The rest of the visit was spent at Cleveleys. At six o’clock they took the tram back to Blackpool for the coach home. Too soon, their day trip had come to an end.

On the journey back, the weary holiday-makers were strangely quiet and subdued after such an exhausting, fun-filled day. The only sound to be heard was the gentle snoring of a few passengers who had dozed off, and the comforting throb of the coach engine. At Adlington, the chara made a last stop at an old coaching inn to allow passengers to empty and re-fill their bladders and to exchange stories of the day’s events. Dad came out of the pub after five minutes.

‘Here y’are lads, a bottle o’ lemonade each and a packet

o’ Smith’s Crisps. Mind you don’t eat the blue paper inside - that’s the salt!’

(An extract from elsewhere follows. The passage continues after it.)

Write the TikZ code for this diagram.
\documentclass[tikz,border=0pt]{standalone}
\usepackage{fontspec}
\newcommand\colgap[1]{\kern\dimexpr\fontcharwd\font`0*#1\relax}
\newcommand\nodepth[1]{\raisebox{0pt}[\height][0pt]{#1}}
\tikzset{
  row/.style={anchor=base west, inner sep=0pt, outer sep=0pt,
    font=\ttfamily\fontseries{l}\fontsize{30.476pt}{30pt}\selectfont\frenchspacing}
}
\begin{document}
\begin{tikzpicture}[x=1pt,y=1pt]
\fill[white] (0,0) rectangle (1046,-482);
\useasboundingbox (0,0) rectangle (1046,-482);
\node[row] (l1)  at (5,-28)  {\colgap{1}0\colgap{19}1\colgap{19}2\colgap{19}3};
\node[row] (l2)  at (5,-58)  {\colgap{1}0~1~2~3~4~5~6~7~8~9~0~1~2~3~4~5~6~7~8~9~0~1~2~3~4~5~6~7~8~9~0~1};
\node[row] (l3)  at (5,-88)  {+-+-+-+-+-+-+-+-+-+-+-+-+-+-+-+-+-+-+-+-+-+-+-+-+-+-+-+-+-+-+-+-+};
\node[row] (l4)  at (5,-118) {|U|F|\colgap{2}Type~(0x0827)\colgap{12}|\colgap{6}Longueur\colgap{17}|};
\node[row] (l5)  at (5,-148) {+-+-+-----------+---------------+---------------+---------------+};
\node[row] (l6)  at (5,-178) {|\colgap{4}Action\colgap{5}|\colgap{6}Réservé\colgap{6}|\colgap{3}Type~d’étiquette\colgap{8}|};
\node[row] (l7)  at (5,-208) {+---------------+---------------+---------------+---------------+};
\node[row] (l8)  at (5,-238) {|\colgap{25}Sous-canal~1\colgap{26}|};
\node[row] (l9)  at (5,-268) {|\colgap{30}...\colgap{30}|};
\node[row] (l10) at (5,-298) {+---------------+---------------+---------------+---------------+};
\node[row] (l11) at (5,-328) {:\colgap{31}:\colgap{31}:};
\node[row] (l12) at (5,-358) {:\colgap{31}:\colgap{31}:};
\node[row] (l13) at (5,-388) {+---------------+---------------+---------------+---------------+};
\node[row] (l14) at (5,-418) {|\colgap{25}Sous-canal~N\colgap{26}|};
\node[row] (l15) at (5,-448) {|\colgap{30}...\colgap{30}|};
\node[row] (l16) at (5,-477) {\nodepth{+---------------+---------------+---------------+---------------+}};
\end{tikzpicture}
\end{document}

When they set off again, the short stop seemed to have galvanised the passengers into action and given them a new lease of life, for they began a fresh round of community singing - working their way through their repertoire of‘The Man Who Broke the Bank at Monte Carlo’, ‘Cleaning Windows’ and ‘Leaning on a Lamppost’, and finishing most appropriately with ‘My Little Stick of Blackpool Rock’. The hat was passed round for the driver, and as Mr Sykes handed him his money, the trippers gave him a chorus of ‘For He’s a Jolly Good Fellow’. An hour later, the bus came to a halt outside the Queen’s Arms.

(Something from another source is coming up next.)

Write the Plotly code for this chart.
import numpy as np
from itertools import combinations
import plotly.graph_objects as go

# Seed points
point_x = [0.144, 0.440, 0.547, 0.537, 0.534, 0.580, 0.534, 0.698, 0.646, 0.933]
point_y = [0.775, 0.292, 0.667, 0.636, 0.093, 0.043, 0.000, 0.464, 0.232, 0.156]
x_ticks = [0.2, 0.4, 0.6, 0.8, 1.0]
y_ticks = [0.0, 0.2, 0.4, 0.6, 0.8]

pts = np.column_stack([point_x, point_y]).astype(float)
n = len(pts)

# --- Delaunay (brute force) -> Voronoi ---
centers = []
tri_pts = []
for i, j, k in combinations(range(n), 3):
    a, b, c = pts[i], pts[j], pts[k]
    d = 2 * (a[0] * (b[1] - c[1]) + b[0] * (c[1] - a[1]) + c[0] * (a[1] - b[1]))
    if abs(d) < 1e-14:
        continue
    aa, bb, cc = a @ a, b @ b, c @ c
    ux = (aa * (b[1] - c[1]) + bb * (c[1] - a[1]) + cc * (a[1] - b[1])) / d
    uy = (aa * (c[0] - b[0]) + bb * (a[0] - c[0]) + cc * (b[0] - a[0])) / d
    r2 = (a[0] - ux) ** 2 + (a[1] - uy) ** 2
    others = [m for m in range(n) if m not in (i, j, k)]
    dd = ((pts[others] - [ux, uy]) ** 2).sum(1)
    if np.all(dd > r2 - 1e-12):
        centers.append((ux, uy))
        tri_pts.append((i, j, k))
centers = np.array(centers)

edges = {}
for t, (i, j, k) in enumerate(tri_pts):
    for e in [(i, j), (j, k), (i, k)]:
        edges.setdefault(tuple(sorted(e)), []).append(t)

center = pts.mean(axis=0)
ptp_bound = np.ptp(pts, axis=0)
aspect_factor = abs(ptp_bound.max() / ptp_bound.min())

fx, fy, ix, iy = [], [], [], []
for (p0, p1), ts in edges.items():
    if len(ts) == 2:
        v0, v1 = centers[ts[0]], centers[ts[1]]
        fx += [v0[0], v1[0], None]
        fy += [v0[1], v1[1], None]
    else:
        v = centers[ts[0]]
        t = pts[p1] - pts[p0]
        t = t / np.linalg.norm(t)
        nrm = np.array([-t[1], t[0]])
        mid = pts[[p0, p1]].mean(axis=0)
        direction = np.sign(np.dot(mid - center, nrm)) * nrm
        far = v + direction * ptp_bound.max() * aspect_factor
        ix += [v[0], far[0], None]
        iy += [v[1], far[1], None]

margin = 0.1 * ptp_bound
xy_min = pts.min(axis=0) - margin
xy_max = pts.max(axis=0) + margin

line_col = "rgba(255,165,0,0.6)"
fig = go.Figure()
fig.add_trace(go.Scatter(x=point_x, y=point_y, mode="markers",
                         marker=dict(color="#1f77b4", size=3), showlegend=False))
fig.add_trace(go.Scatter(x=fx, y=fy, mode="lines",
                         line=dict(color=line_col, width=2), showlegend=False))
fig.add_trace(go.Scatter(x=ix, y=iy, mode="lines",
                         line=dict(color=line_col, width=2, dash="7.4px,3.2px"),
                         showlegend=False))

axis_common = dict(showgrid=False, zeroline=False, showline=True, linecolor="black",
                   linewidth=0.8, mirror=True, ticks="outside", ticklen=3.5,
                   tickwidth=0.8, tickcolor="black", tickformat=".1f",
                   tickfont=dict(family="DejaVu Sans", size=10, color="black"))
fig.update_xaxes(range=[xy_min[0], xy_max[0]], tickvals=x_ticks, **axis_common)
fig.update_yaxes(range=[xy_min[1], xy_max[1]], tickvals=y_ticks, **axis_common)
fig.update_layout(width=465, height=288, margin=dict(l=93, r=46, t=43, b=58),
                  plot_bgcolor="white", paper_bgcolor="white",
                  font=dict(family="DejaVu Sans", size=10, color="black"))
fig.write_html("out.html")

‘Harry and me’ll just go in Capper’s and have one for the road,’ said Dad.

‘Which road?’ asked Mam. ‘You’ve just finished with the road. It’s the road to hell you’re drinking for, if you ask me.’

‘Don’t spoil a nice day, Kate. We’ll be home in ’alf an hour.’

Billy’s red-letter day had almost come to an end. But not quite.

When they got back into the house, there, leaning up against the tea-caddy on the mantelpiece, was an officiallooking letter. Mam didn’t like receiving typewritten letters, and it was with a worried frown that she sat down in her rocking chair to read it. She hadn’t got very far when she burst into tears.

‘It’s about Damian College,’ she said.

‘I’ve failed me scholarship,’ Billy said. ‘I just knew it.’

‘But you haven’t,’ she said. ‘That’s just it. You start at the college on Monday the fourth of September!’

‘Oh Mam,’ exclaimed Billy. ‘I can’t believe it. Me at

Damian College! But what will Dad say when he finds out? He won’t like it.’

‘You leave your father to me,’ said Mam. ‘I know how to keep him quiet.’

‘I must run and tell Henery!’ said Billy. ‘It’s only half past nine; they’ll still be up.’

‘Henery, I’ve passed! I’ve passed!’ he called excitedly when Henry opened his front door. ‘What about you?’

But one look at Henry’s face gave him his answer. A bit like Miss Eager’s when Stan White had answered in religious inspection.

‘I didn’t make it, Billy,’ he said simply. ‘We’ve had a letter and all. So it’s St Chad’s for me and Damian for you.’

‘It’s all right, Henery. Just ’cos we go to different schools doesn’t mean we can’t still knock around together.’

‘Dead right,’ Henry replied.

But somehow they didn’t believe each other.